Maddy is an old lady who comes home from walking her dog to find a boy sitting on her settee. His identity and responses to the story she tells him provoke implicit questions which become insistently important. She begins with her childhood in what we infer to be a late 19th-century town by the sea. Given her name – Matilda Victoria Adelaide – it is no surprise that the spiritual world she draws upon for comfort is that of the Dreamtime, her main confidante being the mythical nargun. Her strict parents are emotionally barren towards their child, apart from a single year when her father flickers into life as he takes her on a world tour to answer the question, ‘What is the world’s most beautiful thing?’ She finds her most beautiful thing, for a while, with Feather, a boy she discovers on the beach cradling a pelican. He seems to have no history; he simply is. They marry, expect a child, but Maddy miscarries. The couple come to see that Feather’s notion of meaning differs from hers. He leaves in quest of contentment, which for him would be inward, self-absorbed. In time, Maddy sails after him, alone in a small sailing vessel, encountering as she voyages creatures of the deeps, with whom she converses, often amusingly. She needs to ask Feather a question: ‘How can you know love, and lose it, and go on living without it, and not feel the loss forever?’ Finding Feather brings Maddy answers to other questions about herself.

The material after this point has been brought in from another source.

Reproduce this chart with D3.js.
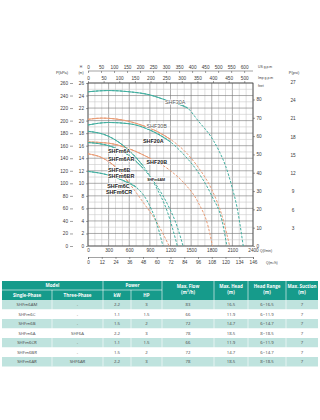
<!DOCTYPE html>
<html>
<head>
<meta charset="utf-8">
<script src="https://cdn.jsdelivr.net/npm/d3@7"></script>
<style>
  body { margin: 0; background: #fff; }
  svg text { font-family: "Liberation Sans", Arial, sans-serif; }
  .tbl text { font-family: "Open Sans", "Noto Sans", sans-serif; }
</style>
</head>
<body>
<div id="chart"></div>
<script>
// ---- axis tick values ----
var qTicks = [0, 300, 600, 900, 1200, 1500, 1800, 2100, 2400];
var m3hLabels = ["0", "12", "24", "36", "48", "60", "72", "84", "96", "108", "120", "134", "146"];
var usTicks = [0, 50, 100, 150, 200, 250, 300, 350, 400, 450, 500, 550, 600];
var impTicks = [0, 50, 100, 150, 200, 250, 300, 350, 400, 450, 500];
var hTicks = [0, 2, 4, 6, 8, 10, 12, 14, 16, 18, 20, 22, 24, 26];
var kpaTicks = [0, 20, 40, 60, 80, 100, 120, 140, 160, 180, 200, 220, 240, 260];
var feetTicks = [0, 10, 20, 30, 40, 50, 60, 70, 80];
var psiTicks = [3, 6, 9, 12, 15, 18, 21, 24, 27];

// ---- pump curves: [Q l/min, H m], solid part ends at "solidTo" ----
var shf30A  = [[0,24.6],[300,24.8],[600,24.6],[900,24.1],[1100,23.4],[1300,22.7],[1450,22.0],[1600,20.0],[1820,16.9],[1900,15.3],[2000,12.8],[2100,9.2],[2165,6.3],[2258,0]];
var shf30B  = [[0,20.2],[200,20.4],[500,20.1],[800,19.2],[1000,18.3],[1200,17.0],[1400,15.2],[1600,12.6],[1800,9.0],[1950,4.8],[2060,0]];
var shf20A  = [[0,19.3],[300,19.7],[600,19.5],[900,18.5],[1200,16.6],[1400,14.5],[1600,11.8],[1800,8.0],[1950,4.0],[2020,0]];
var shf20B  = [[0,16.6],[300,16.4],[600,15.5],[900,14.0],[1200,12.0],[1400,10.0],[1600,7.0],[1750,3.0],[1810,0]];
var shfm6AM = [[0,16.5],[300,16.0],[600,14.4],[800,12.4],[1000,9.6],[1150,6.8],[1300,3.0],[1383,0]];
var shfm6A  = [[0,18.3],[300,17.5],[600,15.2],[800,12.8],[1000,9.2],[1150,5.6],[1300,0]];
var shfm6B  = [[0,14.7],[200,14.1],[400,12.6],[600,10.0],[800,7.0],[1000,3.8],[1180,0]];
var shfm6C  = [[0,11.9],[300,11.3],[500,10.5],[700,9.4],[850,7.4],[1000,3.6],[1090,0]];

var curves = [
  {name: "SHF30A",  pts: shf30A,  color: "teal",   solidTo: 1450},
  {name: "SHF30B",  pts: shf30B,  color: "orange", solidTo: 1200},
  {name: "SHF20A",  pts: shf20A,  color: "teal",   solidTo: 1200},
  {name: "SHF20B",  pts: shf20B,  color: "orange", solidTo: 1100},
  {name: "SHFm6AM", pts: shfm6AM, color: "teal",   solidTo: 800},
  {name: "SHFm6A",  pts: shfm6A,  color: "teal",   solidTo: 800},
  {name: "SHFm6B",  pts: shfm6B,  color: "orange", solidTo: 600},
  {name: "SHFm6C",  pts: shfm6C,  color: "teal",   solidTo: 700}
];

// ---- curve labels ----
var labelText = ["SHF30A", "SHF30B", "SHF20A", "SHFm6A", "SHFm6AR", "SHF20B", "SHFm6B", "SHFm6BR", "SHFm6AM", "SHFm6C", "SHFm6CR"];
var labelQ    = [1120, 850, 800, 290, 290, 850, 290, 290, 860, 280, 260];
var labelH    = [22.6, 18.8, 16.4, 14.8, 13.6, 13.1, 11.8, 10.9, 10.3, 9.3, 8.3];

// ---- table ----
var colHeads1 = ["Model", "Power", "Max. Flow", "Max. Head", "Head Range", "Max. Suction"];
var colHeads2 = ["Single-Phase", "Three-Phase", "kW", "HP", "(m\u00b3/h)", "(m)", "(m)", "(m)"];
var singlePhase = ["SHFm6AM", "SHFm6C", "SHFm6B", "SHFm6A", "SHFm6CR", "SHFm6BR", "SHFm6AR"];
var threePhase  = ["-", "-", "-", "SHF6A", "-", "-", "SHF6AR"];
var kW          = ["2.2", "1.1", "1.5", "2.2", "1.1", "1.5", "2.2"];
var hp          = ["3", "1.5", "2", "3", "1.5", "2", "3"];
var maxFlow     = ["83", "66", "72", "78", "66", "72", "78"];
var maxHead     = ["16.5", "11.9", "14.7", "18.5", "11.9", "14.7", "18.5"];
var headRange   = ["6~16.5", "6~11.9", "6~14.7", "8~18.5", "6~11.9", "6~14.7", "8~18.5"];
var maxSuction  = ["7", "7", "7", "7", "7", "7", "7"];

var TEAL = "#41ae9f", ORANGE = "#e99b74", GRID_MAJ = "#767676", GRID_MIN = "#cacaca", TXT = "#3a3a3a";
var FS = 4.7;

var svg = d3.select("#chart").append("svg").attr("width", 320).attr("height", 420);

var x = d3.scaleLinear().domain([0, 2400]).range([88, 253]);
var y = d3.scaleLinear().domain([0, 26]).range([246, 83]);
var yKpa = d3.scaleLinear().domain([0, 260]).range([246, 83]);
var yFeet = d3.scaleLinear().domain([0, 89]).range([246, 83]);
var yPsi = d3.scaleLinear().domain([0, 27]).range([246, 82]);
var xUs = d3.scaleLinear().domain([0, 600]).range([88, 88 + 600 * 3.785 / 2400 * 165]);
var xImp = d3.scaleLinear().domain([0, 500]).range([88, 88 + 500 * 4.546 / 2400 * 165]);
var xM3 = d3.scaleLinear().domain([0, 144]).range([88, 253]);
var fmt = d3.format("d");

// grid
var grid = svg.append("g");
grid.selectAll(".vmin").data(d3.range(0, 2401, 100)).enter().append("line")
  .attr("x1", function(d){ return x(d); }).attr("x2", function(d){ return x(d); })
  .attr("y1", y(0)).attr("y2", y(26))
  .attr("stroke", function(d){ return d % 300 === 0 ? GRID_MAJ : GRID_MIN; })
  .attr("stroke-width", 0.6);
grid.selectAll(".hmin").data(d3.range(0, 27, 1)).enter().append("line")
  .attr("y1", function(d){ return y(d); }).attr("y2", function(d){ return y(d); })
  .attr("x1", x(0)).attr("x2", x(2400))
  .attr("stroke", function(d){ return d % 2 === 0 ? GRID_MAJ : GRID_MIN; })
  .attr("stroke-width", 0.6);
svg.append("rect").attr("x", x(0)).attr("y", y(26)).attr("width", x(2400) - x(0)).attr("height", y(0) - y(26))
  .attr("fill", "none").attr("stroke", "#444").attr("stroke-width", 0.7);

function styleAxis(g, size) {
  g.selectAll("text").attr("font-size", size).attr("fill", TXT);
  g.selectAll("line").attr("stroke", "#444").attr("stroke-width", 0.5);
  g.select(".domain").attr("stroke", "#444").attr("stroke-width", 0.5);
}

// bottom axes
var axQ = svg.append("g").attr("transform", "translate(0," + y(0) + ")")
  .call(d3.axisBottom(x).tickValues(qTicks).tickSize(0).tickPadding(3).tickFormat(fmt));
axQ.select(".domain").remove();
styleAxis(axQ, FS);

var axM3 = svg.append("g").attr("transform", "translate(0,257)")
  .call(d3.axisBottom(xM3).tickValues(d3.range(0, 145, 12)).tickSize(2).tickPadding(2)
    .tickFormat(function(d, i){ return m3hLabels[i]; }));
styleAxis(axM3, FS);

svg.append("text").attr("x", 260).attr("y", 251.5).attr("font-size", 3.4).attr("fill", TXT).text("Q(l/min)");
svg.append("text").attr("x", 266).attr("y", 264).attr("font-size", 3.4).attr("fill", TXT).text("Q(m\u00b3/h)");

// top axes
var axUs = svg.append("g").attr("transform", "translate(0,71)")
  .call(d3.axisTop(xUs).tickValues(usTicks).tickSize(0).tickPadding(2.5).tickFormat(fmt));
axUs.selectAll(".tick").append("line").attr("y1", 0).attr("y2", 2);
axUs.select(".domain").attr("d", "M88,0H253");
styleAxis(axUs, FS);

var axImp = svg.append("g").attr("transform", "translate(0," + y(26) + ")")
  .call(d3.axisTop(xImp).tickValues(impTicks).tickSize(2).tickPadding(1.5).tickFormat(fmt));
axImp.select(".domain").remove();
styleAxis(axImp, FS);

svg.append("text").attr("x", 258).attr("y", 68).attr("font-size", 3.4).attr("fill", TXT).text("US g.p.m");
svg.append("text").attr("x", 258).attr("y", 78.5).attr("font-size", 3.4).attr("fill", TXT).text("Imp g.p.m");
svg.append("text").attr("x", 258).attr("y", 86.5).attr("font-size", 3.4).attr("fill", TXT).text("feet");

// left axes
var axH = svg.append("g").attr("transform", "translate(" + x(0) + ",0)")
  .call(d3.axisLeft(y).tickValues(hTicks).tickSize(2).tickPadding(2));
axH.select(".domain").remove();
styleAxis(axH, FS);

var axK = svg.append("g").attr("transform", "translate(73,0)")
  .call(d3.axisLeft(yKpa).tickValues(kpaTicks).tickSize(0).tickPadding(5));
axK.select(".domain").remove();
axK.selectAll(".tick").append("line").attr("x1", -3).attr("x2", 0);
styleAxis(axK, FS);

svg.append("text").attr("x", 81).attr("y", 68).attr("font-size", 3.4).attr("text-anchor", "middle").attr("fill", TXT).text("H");
svg.append("text").attr("x", 81).attr("y", 74).attr("font-size", 3.4).attr("text-anchor", "middle").attr("fill", TXT).text("(m)");
svg.append("text").attr("x", 62).attr("y", 74).attr("font-size", 4).attr("text-anchor", "middle").attr("fill", TXT).text("P(kPa)");

// right axes
var axF = svg.append("g").attr("transform", "translate(" + x(2400) + ",0)")
  .call(d3.axisRight(yFeet).tickValues(feetTicks).tickSize(2).tickPadding(1.5));
axF.select(".domain").remove();
styleAxis(axF, FS);

var axP = svg.append("g").attr("transform", "translate(293,0)")
  .call(d3.axisRight(yPsi).tickValues(psiTicks).tickSize(0).tickPadding(0));
axP.select(".domain").remove();
axP.selectAll("text").attr("text-anchor", "middle");
styleAxis(axP, FS);
svg.append("text").attr("x", 294).attr("y", 74).attr("font-size", 4).attr("text-anchor", "middle").attr("fill", TXT).text("P(psi)");

// curves
var line = d3.line().x(function(d){ return x(d[0]); }).y(function(d){ return y(d[1]); }).curve(d3.curveMonotoneX);
var cg = svg.append("g");
curves.forEach(function(c) {
  var col = c.color === "teal" ? TEAL : ORANGE;
  var solid = c.pts.filter(function(p){ return p[0] <= c.solidTo; });
  cg.append("path").datum(c.pts).attr("d", line)
    .attr("fill", "none").attr("stroke", col).attr("stroke-width", 1).attr("stroke-dasharray", "2.5,1.5");
  cg.append("path").datum(solid).attr("d", line)
    .attr("fill", "none").attr("stroke", col).attr("stroke-width", 1);
});

// labels
svg.append("g").selectAll("text").data(labelText).enter().append("text")
  .attr("x", function(d, i){ return x(labelQ[i]); })
  .attr("y", function(d, i){ return y(labelH[i]); })
  .attr("font-size", function(d){ return d === "SHFm6AM" ? 3.6 : 5.4; })
  .attr("font-weight", function(d){ return d === "SHF30B" || d === "SHF30A" ? "normal" : "bold"; })
  .attr("fill", function(d){ return d === "SHF30B" || d === "SHF30A" ? "#555" : "#222"; })
  .attr("stroke", "#fff").attr("stroke-width", 1.4).attr("paint-order", "stroke")
  .text(function(d){ return d; });

// table
var cols = [2, 52, 103, 131, 162, 214, 248, 286, 318];
var tg = svg.append("g").attr("class", "tbl");
var top0 = 281, hRow = 9, r0 = 300, rH = 9.5;
tg.append("rect").attr("x", 2).attr("y", top0).attr("width", 316).attr("height", r0 - top0).attr("fill", "#169b8b");
var rowsData = d3.range(7);
tg.selectAll(".rb").data(rowsData).enter().append("rect")
  .attr("x", 2).attr("y", function(i){ return r0 + i * rH; })
  .attr("width", 316).attr("height", rH)
  .attr("fill", function(i){ return i % 2 === 0 ? "#bfe3de" : "#fff"; });
var sep = tg.append("g").attr("stroke", "#fff").attr("stroke-width", 0.6);
[52, 131].forEach(function(c){ sep.append("line").attr("x1", c).attr("x2", c).attr("y1", top0 + hRow).attr("y2", r0 + 7 * rH); });
[103, 162, 214, 248, 286].forEach(function(c){ sep.append("line").attr("x1", c).attr("x2", c).attr("y1", top0).attr("y2", r0 + 7 * rH); });
sep.append("line").attr("x1", 2).attr("x2", 162).attr("y1", top0 + hRow).attr("y2", top0 + hRow);

function cx(i){ return (cols[i] + cols[i + 1]) / 2; }
var hdr = tg.append("g").attr("fill", "#fff").attr("font-size", 4.5).attr("font-weight", "bold").attr("text-anchor", "middle");
hdr.append("text").attr("x", (cols[0] + cols[2]) / 2).attr("y", top0 + 6.2).text(colHeads1[0]);
hdr.append("text").attr("x", (cols[2] + cols[4]) / 2).attr("y", top0 + 6.2).text(colHeads1[1]);
for (var k = 2; k < 6; k++) {
  hdr.append("text").attr("x", cx(k + 2)).attr("y", top0 + 7).text(colHeads1[k]);
}
for (var j = 0; j < 8; j++) {
  hdr.append("text").attr("x", cx(j)).attr("y", j < 4 ? top0 + 15.5 : top0 + 13).text(colHeads2[j]);
}
var cells = [singlePhase, threePhase, kW, hp, maxFlow, maxHead, headRange, maxSuction];
var body = tg.append("g").attr("fill", "#444").attr("font-size", 4.3).attr("text-anchor", "middle");
cells.forEach(function(colArr, ci) {
  colArr.forEach(function(v, ri) {
    body.append("text").attr("x", cx(ci)).attr("y", r0 + ri * rH + 6.2).text(v);
  });
});
</script>
</body>
</html>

At this point, Maddy’s story can now shift from a world where literal truth is never certain to the absolute realities of World War One. Maddy has grown to live with her own vulnerability – knowing there is no continuing solution to that all-important question. Not without regret, she chooses a life alone, nursing the wounded and a subsequent medical career restoring sight to others.
It is impossible here to reflect the beauty of this text – the notes above might suggest pretension. You need to taste Hartnett’s language, to live the pace of the story, to test its apparent simplicity. You need to dwell within the form of the – what? Poem, allegory, fable, sustained metaphor – each of these. As with all enduring stories, it feels like a gift. Haunting indeed.